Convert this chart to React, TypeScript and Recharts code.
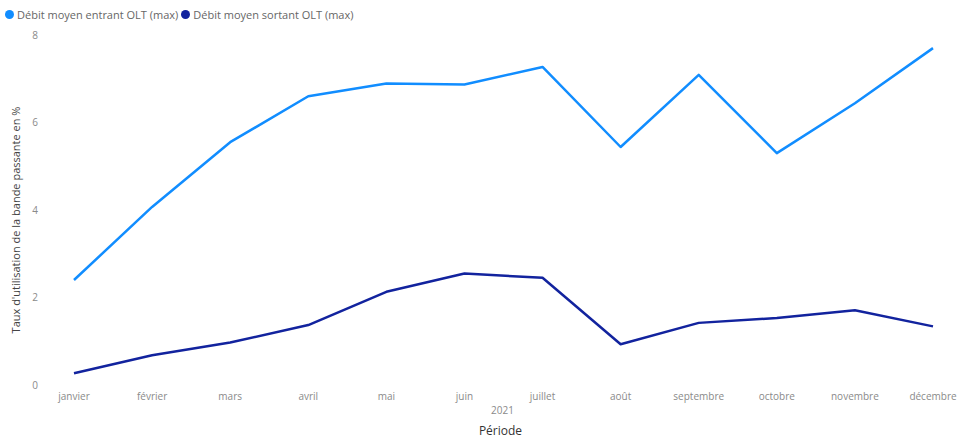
import React from "react";
import { LineChart, Line, XAxis, YAxis, Label } from "recharts";

const months = ["janvier", "février", "mars", "avril", "mai", "juin", "juillet", "août", "septembre", "octobre", "novembre", "décembre"];
const entrant = [2.4, 4.07, 5.55, 6.6, 6.89, 6.87, 7.27, 5.44, 7.09, 5.3, 6.44, 7.7];
const sortant = [0.27, 0.68, 0.97, 1.37, 2.13, 2.55, 2.45, 0.93, 1.42, 1.53, 1.71, 1.34];
const yTicks = [0, 2, 4, 6, 8];

const seriesNames = ["Débit moyen entrant OLT (max)", "Débit moyen sortant OLT (max)"];
const colors = ["#118DFF", "#12239E"];

const data = months.map((m, i) => ({ month: m, entrant: entrant[i], sortant: sortant[i] }));

const FONT = "'Open Sans', 'Noto Sans', sans-serif";

export default function App() {
  return (
    <div style={{ position: "relative", width: 959, height: 439, fontFamily: FONT, background: "#fff" }}>
      <style>{"body{margin:0}"}</style>
      <div style={{ position: "absolute", left: 5, top: 7, display: "flex", alignItems: "center", fontSize: 11, color: "#666", whiteSpace: "nowrap", zIndex: 2 }}>
        {seriesNames.map((n, i) => (
          <div key={n} style={{ display: "flex", alignItems: "center", marginRight: 3 }}>
            <span style={{ display: "inline-block", width: 9, height: 9, borderRadius: "50%", background: colors[i], marginRight: 3 }} />
            <span>{n}</span>
          </div>
        ))}
      </div>
      <LineChart width={959} height={439} data={data} margin={{ top: 35, right: 10, bottom: 0, left: 0 }}>
        <XAxis
          dataKey="month"
          height={54}
          axisLine={false}
          tickLine={false}
          tickSize={0}
          tickMargin={8}
          padding={{ left: 30, right: 16 }}
          interval={0}
          tick={{ fontSize: 10, fill: "#8a8a8a", fontFamily: FONT }}
        >
          <Label value="2021" position="insideTop" offset={22} dx={6} style={{ fontSize: 10, fill: "#8a8a8a", fontFamily: FONT }} />
          <Label value="Période" position="insideBottom" offset={4} dx={4} style={{ fontSize: 12, fill: "#333", fontFamily: FONT }} />
        </XAxis>
        <YAxis
          width={44}
          domain={[0, 8]}
          ticks={yTicks}
          axisLine={false}
          tickLine={false}
          tickSize={0}
          tickMargin={6}
          tick={{ fontSize: 10, fill: "#8a8a8a", fontFamily: FONT }}
        >
          <Label
            value="Taux d'utilisation de la bande passante en %"
            angle={-90}
            position="insideLeft"
            offset={16}
            dy={10}
            style={{ textAnchor: "middle", fontSize: 11, fill: "#444", fontFamily: FONT }}
          />
        </YAxis>
        <Line type="linear" dataKey="entrant" name={seriesNames[0]} stroke={colors[0]} strokeWidth={2.5} dot={false} isAnimationActive={false} strokeLinejoin="round" />
        <Line type="linear" dataKey="sortant" name={seriesNames[1]} stroke={colors[1]} strokeWidth={2.5} dot={false} isAnimationActive={false} strokeLinejoin="round" />
      </LineChart>
    </div>
  );
}
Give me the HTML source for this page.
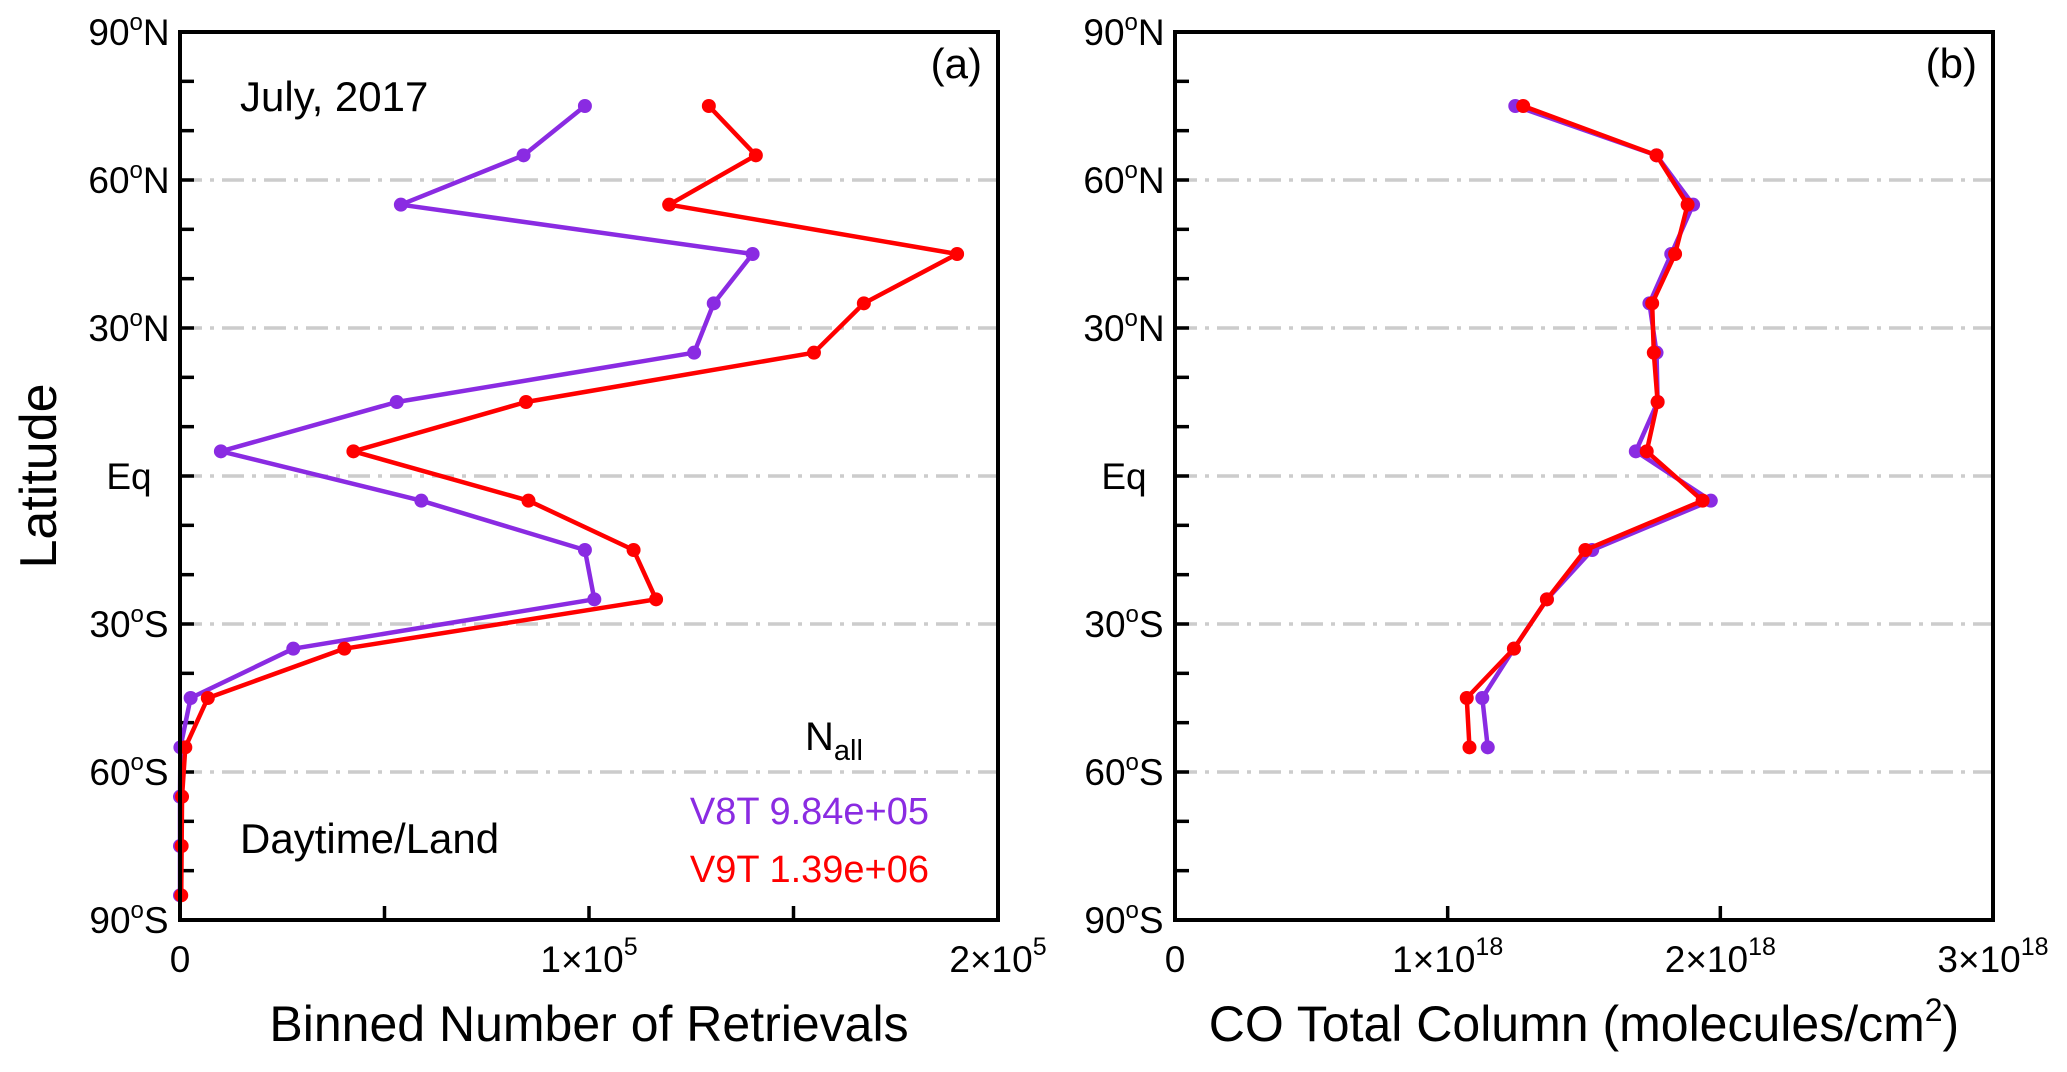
<!DOCTYPE html>
<html><head><meta charset="utf-8"><style>
html,body{margin:0;padding:0;background:#fff}
svg{display:block;font-family:"Liberation Sans",sans-serif}
</style></head><body>
<svg id="chart" width="2067" height="1072" viewBox="0 0 2067 1072" xmlns="http://www.w3.org/2000/svg"></svg>
<script>
const lats = [75,65,55,45,35,25,15,5,-5,-15,-25,-35,-45,-55,-65,-75,-85];
const aV8 = [0.99,0.84,0.54,1.40,1.305,1.257,0.53,0.10,0.59,0.99,1.013,0.277,0.026,0.001,0.0,0.0,0.0];
const aV9 = [1.293,1.408,1.196,1.90,1.672,1.55,0.846,0.424,0.852,1.109,1.164,0.402,0.068,0.013,0.005,0.004,0.003];
const bLats = [75,65,55,45,35,25,15,5,-5,-15,-25,-35,-45,-55];
const bV8 = [1.248,1.766,1.90,1.82,1.74,1.766,1.77,1.69,1.965,1.53,1.364,1.243,1.127,1.147];
const bV9 = [1.277,1.766,1.88,1.834,1.75,1.756,1.77,1.73,1.935,1.505,1.364,1.243,1.07,1.08];
const yTickLabels = [["90","N",90],["60","N",60],["30","N",30],["Eq","",0],["30","S",-30],["60","S",-60],["90","S",-90]];

const NS="http://www.w3.org/2000/svg";
const svg=document.getElementById('chart');
function mk(tag,attrs,parent){const e=document.createElementNS(NS,tag);for(const k in attrs)e.setAttribute(k,attrs[k]);(parent||svg).appendChild(e);return e;}
const T=32,B=920;
function yS(lat){return T+(90-lat)/180*(B-T);}

function panel(L,R,xmax,xTicks,xLabels,title,tag,series,latsArr,name){
  const g=mk('g',{});
  
  
  const xS=v=>L+v/xmax*(R-L);
  [60,30,0,-30,-60].forEach(l=>{
    const gl=mk('line',{x1:L,x2:R,y1:yS(l),y2:yS(l),stroke:'#cccccc','stroke-width':3.5,'stroke-dasharray':'22 8 4 8'},g);
    
    
  });
  for(let l=-80;l<=80;l+=10){
    const t=mk('line',{x1:L,x2:L+14,y1:yS(l),y2:yS(l),stroke:'#000','stroke-width':3.5},g);
    
    
  }
  xTicks.forEach(v=>{
    const t=mk('line',{x1:xS(v),x2:xS(v),y1:B,y2:B-14,stroke:'#000','stroke-width':3.5},g);
    
    
  });
  xLabels.forEach(([v,base,exp])=>{
    const t=mk('text',{x:xS(v),y:972,'text-anchor':'middle','font-size':37},g);
    
    
    t.textContent=base;
    if(exp){const s=mk('tspan',{'font-size':25,dy:-17},t);s.textContent=exp;}
  });
  const cx=L-51;
  yTickLabels.forEach(([n,h,l])=>{
    const t=mk('text',{x:cx,y:yS(l)+13,'text-anchor':'middle','font-size':37},g);
    
    
    t.textContent=n;
    if(h){const s=mk('tspan',{'font-size':24,dy:-15},t);s.textContent='o';const s2=mk('tspan',{dy:15},t);s2.textContent=h;}
  });
  series.forEach(([vals,color,sname])=>{
    const pts=vals.map((v,i)=>xS(v)+','+yS(latsArr[i])).join(' ');
    const pl=mk('polyline',{points:pts,fill:'none',stroke:color,'stroke-width':4.5,'stroke-linejoin':'round'},g);
    
    
    vals.forEach((v,i)=>{
      const c=mk('circle',{cx:xS(v),cy:yS(latsArr[i]),r:7,fill:color},g);
      
      
    });
  });
  const fr=mk('rect',{x:L,y:T,width:R-L,height:B-T,fill:'none',stroke:'#000','stroke-width':4},g);
  
  
  const tt=mk('text',{x:(L+R)/2,y:1041,'text-anchor':'middle','font-size':50},g);
  
  
  tt.innerHTML=title;
  const pt=mk('text',{x:R-16,y:78,'text-anchor':'end','font-size':42},g);
  
  
  pt.textContent=tag;
  return g;
}
panel(180,998,2,[0.5,1,1.5],[[0,'0',''],[1,'1×10','5'],[2,'2×10','5']],'Binned Number of Retrievals','(a)',[[aV8,'#8a2be2','v8t'],[aV9,'#ff0000','v9t']],lats,'panel-a');
panel(1175,1993,3,[1,2],[[0,'0',''],[1,'1×10','18'],[2,'2×10','18'],[3,'3×10','18']],'CO Total Column (molecules/cm<tspan font-size="32" dy="-20">2</tspan><tspan dy="20">)</tspan>','(b)',[[bV8,'#8a2be2','v8t'],[bV9,'#ff0000','v9t']],bLats,'panel-b');

function txt(x,y,s,size,color,anchor,name){const t=mk('text',{x:x,y:y,'font-size':size,fill:color,'text-anchor':anchor||'start'});
  
  
  t.textContent=s;return t;}
txt(240,111,'July, 2017',42,'#000','start','month-label');
txt(240,853,'Daytime/Land',42,'#000','start','scene-label');
const na=txt(805,750,'N',40,'#000','start','legend-title');
const sub=mk('tspan',{'font-size':29,dy:10},na);sub.textContent='all';
txt(929,824,'V8T 9.84e+05',38,'#8a2be2','end','legend-v8t');
txt(929,882,'V9T 1.39e+06',38,'#ff0000','end','legend-v9t');
const yl=mk('text',{x:0,y:0,'font-size':52,'text-anchor':'middle',transform:'translate(56,476) rotate(-90)'});


yl.textContent='Latitude';
</script>
</body></html>
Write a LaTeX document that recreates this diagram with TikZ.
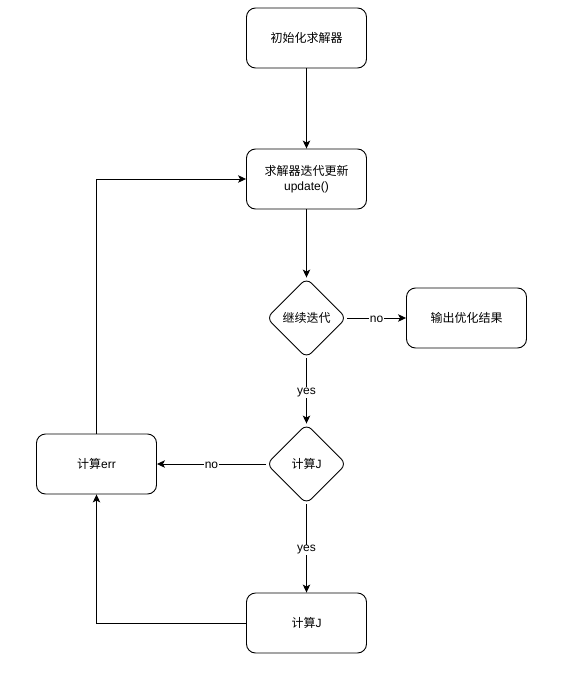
\documentclass[tikz,border=0pt]{standalone}
\usepackage{fontspec}
\setmainfont{Liberation Sans}
\newfontfamily\cjk{Noto Sans CJK SC}
\usetikzlibrary{shapes.geometric,arrows.meta}
\begin{document}
\begin{tikzpicture}[x=1pt,y=-1pt,
  font=\cjk\fontsize{12}{15}\selectfont,
  procbox/.style={draw,line width=0.9pt,rounded corners=9pt,minimum width=120pt,minimum height=60pt,inner sep=2pt,align=center},
  decbox/.style={draw,line width=0.9pt,diamond,aspect=1,minimum width=80pt,minimum height=80pt,inner sep=0pt,rounded corners=7pt},
  conn/.style={line width=0.9pt,-{Stealth[length=8pt,width=7.5pt,inset=2pt]}},
  lbl/.style={fill=white,inner sep=1pt,font=\fontsize{12}{14}\selectfont,yshift=-1.5pt}]
\useasboundingbox (0,0) rectangle (576,688);
\node[procbox] (init) at (306.5,38) {初始化求解器};
\node[procbox] (upd) at (306.5,179) {求解器迭代更新\\{\rmfamily update()}};
\node[decbox] (cont) at (306.5,318) {继续迭代};
\node[procbox] (out) at (466.5,318) {输出优化结果};
\node[decbox] (cj) at (306.5,464) {计算{\rmfamily J}};
\node[procbox] (err) at (96.5,464) {计算{\rmfamily err}};
\node[procbox] (cj2) at (306.5,623) {计算{\rmfamily J}};
\draw[conn] (init) -- (upd);
\draw[conn] (upd) -- (cont);
\draw[conn] (cont) -- node[lbl]{no} (out);
\draw[conn] (cont) -- node[lbl]{yes} (cj);
\draw[conn] (cj) -- node[lbl]{no} (err);
\draw[conn] (cj) -- node[lbl]{yes} (cj2);
\draw[conn] (cj2.west) -| (err.south);
\draw[conn] (err.north) |- (upd.west);
\end{tikzpicture}
\end{document}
━━━━━━
WORK REQUIRED >> Repeat word for word the lines above, from the first entry through the line containing "const yTicks = [0, 2, 4, 6, 8];", with both ends kept and the pictures dropped.

ANSWER TO THE PROBLEM >>
Convert this chart to React, TypeScript and Recharts code.
import React from "react";
import { LineChart, Line, XAxis, YAxis, Label } from "recharts";

const months = ["janvier", "février", "mars", "avril", "mai", "juin", "juillet", "août", "septembre", "octobre", "novembre", "décembre"];
const entrant = [2.4, 4.07, 5.55, 6.6, 6.89, 6.87, 7.27, 5.44, 7.09, 5.3, 6.44, 7.7];
const sortant = [0.27, 0.68, 0.97, 1.37, 2.13, 2.55, 2.45, 0.93, 1.42, 1.53, 1.71, 1.34];
const yTicks = [0, 2, 4, 6, 8];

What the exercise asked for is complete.